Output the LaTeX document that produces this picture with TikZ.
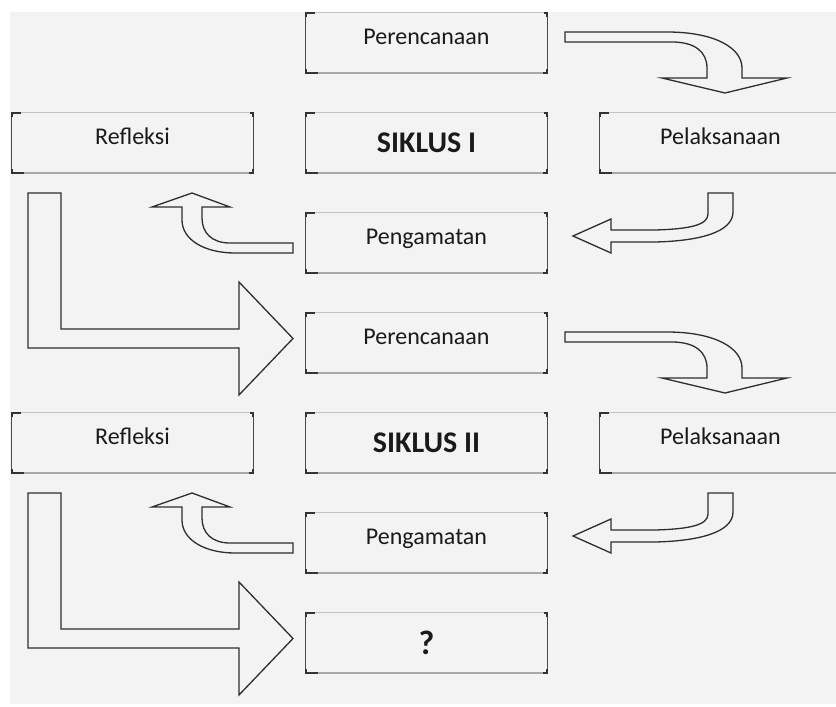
\documentclass[tikz,border=0pt]{standalone}
\usepackage{fontspec}
\setmainfont{Carlito}
\definecolor{bg}{HTML}{F3F3F3}
\definecolor{edgelight}{HTML}{C2C2C2}
\definecolor{edgemid}{HTML}{A8A8A8}
\definecolor{edgedark}{HTML}{4A4A4A}
\definecolor{arrowline}{HTML}{2E2E2E}
\definecolor{txt}{HTML}{1A1A1A}
\tikzset{
  box/.style={minimum width=241pt, minimum height=60pt, inner sep=0pt, text=txt,
    font=\fontsize{24}{28}\selectfont, text height=17pt, text depth=15pt},
  boldbox/.style={box, font=\bfseries\fontsize{30}{34}\selectfont, text height=22pt, text depth=4pt},
  qbox/.style={box, font=\bfseries\fontsize{34}{38}\selectfont, text height=24pt, text depth=2pt},
  blockarrow/.style={draw=arrowline, fill=bg, line width=1.3pt, line join=miter},
  lightedge/.style={draw=edgelight, line width=1pt},
  midedge/.style={draw=edgemid, line width=1.6pt},
  darkedge/.style={draw=edgedark, line width=1pt},
  tick/.style={draw=black!80, line width=1.5pt},
}
\newcommand\drawbox[1]{%
  \draw[lightedge] (#1.north west) -- (#1.north east);
  \draw[midedge] (#1.south west) -- (#1.south east);
  \draw[darkedge] (#1.north west) -- (#1.south west);
  \draw[darkedge] (#1.north east) -- (#1.south east);
  \draw[tick] ([xshift=9pt]#1.north west) -- (#1.north west) -- ([yshift=-4pt]#1.north west);
  \draw[tick] ([yshift=4pt]#1.south west) -- (#1.south west) -- ([xshift=12pt]#1.south west);
  \draw[tick] ([xshift=-3pt]#1.north east) -- (#1.north east) -- ([yshift=-4pt]#1.north east);
  \draw[tick] ([yshift=4pt]#1.south east) -- (#1.south east) -- ([xshift=-4pt]#1.south east);
}
\begin{document}
\begin{tikzpicture}[x=1pt, y=-1pt]
\useasboundingbox (0,0) rectangle (836,707);
\clip (0,0) rectangle (836,707);
\fill[white] (0,0) rectangle (836,707);
\fill[bg] (10,12) rectangle (836,704);

% boxes
\node[box] (p1) at (426.5,43) {Perencanaan};
\node[box] (r1) at (132.5,143) {Refleksi};
\node[boldbox] (s1) at (426.5,143) {SIKLUS I};
\node[box] (l1) at (720.5,143) {Pelaksanaan};
\node[box] (g1) at (426.5,243) {Pengamatan};
\node[box] (p2) at (426.5,343) {Perencanaan};
\node[box] (r2) at (132.5,443) {Refleksi};
\node[boldbox] (s2) at (426.5,443) {SIKLUS II};
\node[box] (l2) at (720.5,443) {Pelaksanaan};
\node[box] (g2) at (426.5,543) {Pengamatan};
\node[qbox] (q) at (426.5,643) {?};
\foreach \n in {p1,r1,s1,l1,g1,p2,r2,s2,l2,g2,q}{\drawbox{\n}}

% block arrows, one set per cycle
\foreach \dy in {0,300}{
\begin{scope}[shift={(0,\dy)}]
  % Perencanaan -> Pelaksanaan
  \draw[blockarrow] (565,32) -- (667,32) .. controls (715,32) and (742,48) .. (742,68)
    -- (742,78) -- (787,78) -- (725,93) -- (662,78) -- (707,78) -- (707,68)
    .. controls (707,52) and (695,42) .. (672,42) -- (565,42) -- cycle;
  % Pelaksanaan -> Pengamatan
  \draw[blockarrow] (708,193) -- (733,193) -- (733,212)
    .. controls (733,232) and (700,241) .. (655,242) -- (611,242) -- (611,253)
    -- (573,236) -- (611,219) -- (611,230) -- (655,230)
    .. controls (690,229) and (708,225) .. (708,214) -- cycle;
  % Pengamatan -> Refleksi
  \draw[blockarrow] (293,243) -- (230,243) .. controls (212,243) and (202,233) .. (202,218)
    -- (202,207) -- (230,207) -- (192,193) -- (152,207) -- (182,207) -- (182,220)
    .. controls (182,240) and (205,253) .. (235,253) -- (293,253) -- cycle;
  % Refleksi -> next Perencanaan
  \draw[blockarrow] (28,193) -- (61,193) -- (61,329) -- (239,329) -- (239,282)
    -- (293,338.5) -- (239,395) -- (239,348) -- (28,348) -- cycle;
\end{scope}
}
\end{tikzpicture}
\end{document}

_Instructions for the task_. Give an exact reproduction of every line, leaving out any picture.

_Full response_.
Output the LaTeX document that produces this picture with TikZ.
\documentclass[tikz,border=0pt]{standalone}
\usepackage{fontspec}
\setmainfont{Carlito}
\definecolor{bg}{HTML}{F3F3F3}
\definecolor{edgelight}{HTML}{C2C2C2}
\definecolor{edgemid}{HTML}{A8A8A8}
\definecolor{edgedark}{HTML}{4A4A4A}
\definecolor{arrowline}{HTML}{2E2E2E}
\definecolor{txt}{HTML}{1A1A1A}
\tikzset{
  box/.style={minimum width=241pt, minimum height=60pt, inner sep=0pt, text=txt,
    font=\fontsize{24}{28}\selectfont, text height=17pt, text depth=15pt},
  boldbox/.style={box, font=\bfseries\fontsize{30}{34}\selectfont, text height=22pt, text depth=4pt},
  qbox/.style={box, font=\bfseries\fontsize{34}{38}\selectfont, text height=24pt, text depth=2pt},
  blockarrow/.style={draw=arrowline, fill=bg, line width=1.3pt, line join=miter},
  lightedge/.style={draw=edgelight, line width=1pt},
  midedge/.style={draw=edgemid, line width=1.6pt},
  darkedge/.style={draw=edgedark, line width=1pt},
  tick/.style={draw=black!80, line width=1.5pt},
}
\newcommand\drawbox[1]{%
  \draw[lightedge] (#1.north west) -- (#1.north east);
  \draw[midedge] (#1.south west) -- (#1.south east);
  \draw[darkedge] (#1.north west) -- (#1.south west);
  \draw[darkedge] (#1.north east) -- (#1.south east);
  \draw[tick] ([xshift=9pt]#1.north west) -- (#1.north west) -- ([yshift=-4pt]#1.north west);
  \draw[tick] ([yshift=4pt]#1.south west) -- (#1.south west) -- ([xshift=12pt]#1.south west);
  \draw[tick] ([xshift=-3pt]#1.north east) -- (#1.north east) -- ([yshift=-4pt]#1.north east);
  \draw[tick] ([yshift=4pt]#1.south east) -- (#1.south east) -- ([xshift=-4pt]#1.south east);
}
\begin{document}
\begin{tikzpicture}[x=1pt, y=-1pt]
\useasboundingbox (0,0) rectangle (836,707);
\clip (0,0) rectangle (836,707);
\fill[white] (0,0) rectangle (836,707);
\fill[bg] (10,12) rectangle (836,704);

% boxes
\node[box] (p1) at (426.5,43) {Perencanaan};
\node[box] (r1) at (132.5,143) {Refleksi};
\node[boldbox] (s1) at (426.5,143) {SIKLUS I};
\node[box] (l1) at (720.5,143) {Pelaksanaan};
\node[box] (g1) at (426.5,243) {Pengamatan};
\node[box] (p2) at (426.5,343) {Perencanaan};
\node[box] (r2) at (132.5,443) {Refleksi};
\node[boldbox] (s2) at (426.5,443) {SIKLUS II};
\node[box] (l2) at (720.5,443) {Pelaksanaan};
\node[box] (g2) at (426.5,543) {Pengamatan};
\node[qbox] (q) at (426.5,643) {?};
\foreach \n in {p1,r1,s1,l1,g1,p2,r2,s2,l2,g2,q}{\drawbox{\n}}

% block arrows, one set per cycle
\foreach \dy in {0,300}{
\begin{scope}[shift={(0,\dy)}]
  % Perencanaan -> Pelaksanaan
  \draw[blockarrow] (565,32) -- (667,32) .. controls (715,32) and (742,48) .. (742,68)
    -- (742,78) -- (787,78) -- (725,93) -- (662,78) -- (707,78) -- (707,68)
    .. controls (707,52) and (695,42) .. (672,42) -- (565,42) -- cycle;
  % Pelaksanaan -> Pengamatan
  \draw[blockarrow] (708,193) -- (733,193) -- (733,212)
    .. controls (733,232) and (700,241) .. (655,242) -- (611,242) -- (611,253)
    -- (573,236) -- (611,219) -- (611,230) -- (655,230)
    .. controls (690,229) and (708,225) .. (708,214) -- cycle;
  % Pengamatan -> Refleksi
  \draw[blockarrow] (293,243) -- (230,243) .. controls (212,243) and (202,233) .. (202,218)
    -- (202,207) -- (230,207) -- (192,193) -- (152,207) -- (182,207) -- (182,220)
    .. controls (182,240) and (205,253) .. (235,253) -- (293,253) -- cycle;
  % Refleksi -> next Perencanaan
  \draw[blockarrow] (28,193) -- (61,193) -- (61,329) -- (239,329) -- (239,282)
    -- (293,338.5) -- (239,395) -- (239,348) -- (28,348) -- cycle;
\end{scope}
}
\end{tikzpicture}
\end{document}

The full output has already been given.